Although the stock market is incredibly difficult, if not impossible to predict, seeking to understand its fluctuations may help one limit uncertainty.

Xiaohan Ma, an assistant professor in the department of economics, said that from an economic perspective, the stock market is viewed in the same way as any other aggregate market.

“So, from the economic perspective, the stock market is like all the other markets in the economy,” he said. “So, if you look at, for example, the GDP (Gross Domestic Product), the aggregate product itself, so it has cycles. I mean, the long-run trend is increasing, but occasionally there may be fluctuations around the trend so that, you know, sometimes there is up, sometimes there is down.” 

It may be impossible to pinpoint the causes of these fluctuations, but Ma said some factors, called fundamentals, influence what happens in the market.

“So, generally speaking, like in economics, you really think that there may be something called fundamentals, so economic fundamentals, that are the driving force of those ups and downs,” he said.

The stock market may be an indicator of how well the economy of a country is doing, Ma said.
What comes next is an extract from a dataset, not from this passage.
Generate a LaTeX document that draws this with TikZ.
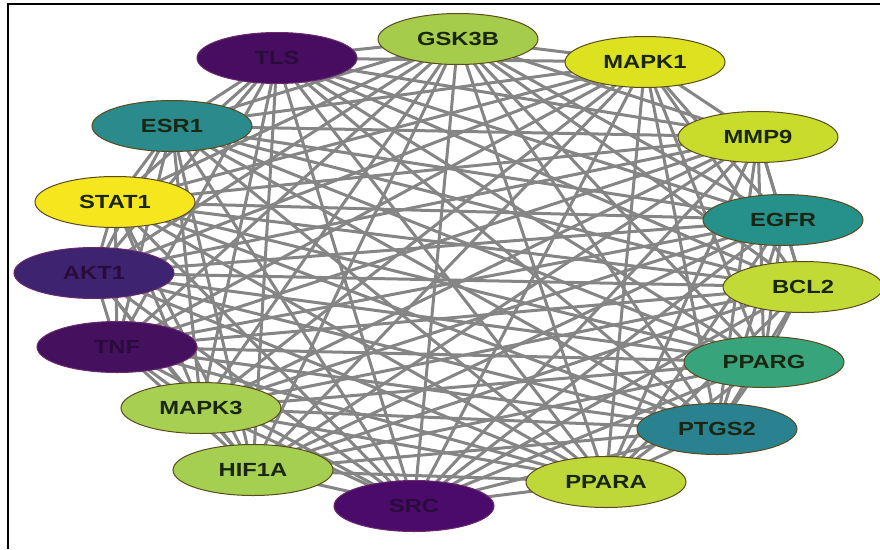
\documentclass[tikz,border=0pt]{standalone}
\usepackage{fontspec}
\setmainfont{Liberation Sans}
\usetikzlibrary{shapes.geometric,backgrounds}

\definecolor{edgegray}{HTML}{858585}
\definecolor{rimc}{HTML}{5A4A1E}
\definecolor{rimdark}{HTML}{6A2A6A}
\definecolor{cTLS}{HTML}{470D60}
\definecolor{cGSK}{HTML}{A5CC4A}
\definecolor{cMAPKa}{HTML}{DCE21F}
\definecolor{cMMP}{HTML}{C8DC2C}
\definecolor{cEGFR}{HTML}{26908A}
\definecolor{cBCL}{HTML}{C2DA36}
\definecolor{cPPARG}{HTML}{38A47C}
\definecolor{cPTGS}{HTML}{2A8290}
\definecolor{cPPARA}{HTML}{BED83A}
\definecolor{cSRC}{HTML}{4B0B6A}
\definecolor{cHIF}{HTML}{A4CF50}
\definecolor{cMAPKc}{HTML}{A7D052}
\definecolor{cTNF}{HTML}{45115F}
\definecolor{cAKT}{HTML}{3D2370}
\definecolor{cSTAT}{HTML}{F6E61E}
\definecolor{cESR}{HTML}{2A8A8C}
\definecolor{txtdark}{HTML}{1A2612}
\definecolor{txtpurple}{HTML}{2A0C3C}

\newcommand{\genelabel}[1]{\scalebox{1.25}[1]{\fontsize{19}{20}\selectfont\bfseries #1}}

\tikzset{
  gene/.style={ellipse, minimum width=160pt, minimum height=51pt, inner sep=0pt,
    line width=1pt, draw=rimc, text=txtdark},
  darkgene/.style={gene, draw=rimdark, text=txtpurple},
  link/.style={draw=edgegray, line width=3pt},
}

\begin{document}
\begin{tikzpicture}[x=1pt,y=-1pt]
\useasboundingbox (0,0) rectangle (880,549);

% gene nodes
\node[darkgene, fill=cTLS]   (TLS)   at (277,58)  {\genelabel{TLS}};
\node[gene, fill=cGSK]       (GSK3B) at (458,39)  {\genelabel{GSK3B}};
\node[gene, fill=cMAPKa]     (MAPK1) at (645,62)  {\genelabel{MAPK1}};
\node[gene, fill=cMMP]       (MMP9)  at (758,137) {\genelabel{MMP9}};
\node[gene, fill=cEGFR]      (EGFR)  at (783,220) {\genelabel{EGFR}};
\node[gene, fill=cBCL]       (BCL2)  at (803,287) {\genelabel{BCL2}};
\node[gene, fill=cPPARG]     (PPARG) at (764,362) {\genelabel{PPARG}};
\node[gene, fill=cPTGS]      (PTGS2) at (717,429) {\genelabel{PTGS2}};
\node[gene, fill=cPPARA]     (PPARA) at (606,482) {\genelabel{PPARA}};
\node[darkgene, fill=cSRC]   (SRC)   at (414,506) {\genelabel{SRC}};
\node[gene, fill=cHIF]       (HIF1A) at (253,470) {\genelabel{HIF1A}};
\node[gene, fill=cMAPKc]     (MAPK3) at (201,408) {\genelabel{MAPK3}};
\node[darkgene, fill=cTNF]   (TNF)   at (117,347) {\genelabel{TNF}};
\node[darkgene, fill=cAKT]   (AKT1)  at (94,273)  {\genelabel{AKT1}};
\node[gene, fill=cSTAT]      (STAT1) at (115,202) {\genelabel{STAT1}};
\node[gene, fill=cESR]       (ESR1)  at (172,126) {\genelabel{ESR1}};

% interactions: every pair of genes, drawn beneath the nodes
\begin{pgfonlayer}{background}
\fill[white] (0,0) rectangle (880,549);
\foreach \a [count=\i] in {TLS,GSK3B,MAPK1,MMP9,EGFR,BCL2,PPARG,PTGS2,PPARA,SRC,HIF1A,MAPK3,TNF,AKT1,STAT1,ESR1}{
  \foreach \b [count=\j] in {TLS,GSK3B,MAPK1,MMP9,EGFR,BCL2,PPARG,PTGS2,PPARA,SRC,HIF1A,MAPK3,TNF,AKT1,STAT1,ESR1}{
    \ifnum\j>\i
      \draw[link] (\a.center) -- (\b.center);
    \fi
  }
}
\end{pgfonlayer}

% frame: top and left rules
\draw[line width=2pt] (8,549) -- (8,4) -- (880,4);
\end{tikzpicture}
\end{document}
“So, nowadays, like the financial market itself, you can think of that as a fundamental for the overall economic growth,” Ma said. “So, the recent — the Great Recession was just due to some disturbance in the financial market, in the housing market, so the real GDP in the end declined, the economy experienced a recession; but then for the stock market, the fundamental of that is, some say, is like the future profitability of firms.”

Ma said when the general public expects a firm to do well, the firm’s stock price tends to increase, corresponding with an increase in the stock market overall. If people expect a stock to fall, it tends to fall because people refuse to invest in a stock with little odds of profitability. 

Some people, Ma said, may believe the stock market repeats itself over time.

“So, now I think people may believe that the current situation is like last year, so before the market crashed — or I would say, before the index declined,” Ma said. “So, the situation is similar, so people might think that, you know, history will repeat, so we might have another kind of decline.”

 various reasons, some of which may be unknown. Ma said two of these reasons include firms becoming profitable and increased optimism in the market or profitability.

“So, you know, when people are over-optimistic about the market,” he said, “then they may believe that if they invest now, they will earn more in the future, but by investing in the stock market, then when a lot of people go to the market, it’s like the demand for the stock will increase. So, as a result, the price will increase — that is the index.”

If firm profitability is the cause of a market increase, Ma said he would expect the stock market would not decline in the near future. It is when people are overly optimistic in the market that a “bubble” may form.

“Then, when the bubble breaks, you know, it means the stock market actually will decline,” he said. 

Aside from local influences, Ma said foreign happenings such as the Coronavirus and fear of the virus may also influence the global market, which in turn may likely impact the market in the United States. 

“But the stock market, you know, is affected by the level of risk,” he said. “So, if people believe that there is a higher level of risk due to that virus, then it may have a bigger impact on the stock market compared to other financial markets.”

Risk and expectation play a role in stock market fluctuations. Assistant professor from the department of economics Julian Ludwig said the mood, or animal spirit, of people explains how likely one is to invest.

“So, when animal spirit is low, that means nobody wants to invest anymore,” Ludwig said. “There might be investment opportunities, but nobody is in the mood to invest, and therefore firms shrink, the economy shrinks, people lost their jobs and so on.”

The spirit animal term was coined by British economist John Maynard Keynes to describe the psychological aspects of one’s decision to either invest or not invest in the market when uncertain, according to the Investopedia website.

To encourage economic growth when the animal spirit of people is low, Ludwig said the government may intervene.

“For example, the Federal Reserve lowers the interest rate which makes saving money less attractive,” he said, “so if the interest rate is low, then you get very little money from your bank account, so you don’t want to put your money in the bank account anymore; you want to put it into the economy, and then you start buying businesses, you start consuming more, investing more and so on, and then that should help get the animal spirit up again.”

The animal spirit may fluctuate for a few reasons, one of which Ludwig said is simply random mood changes.

“The other theory is that people anticipate future growth,” he said, “so people are in a good mood for a reason because they know that new technology is going to come up or investing now is particularly attractive because they have some information about the future — that the future is good.”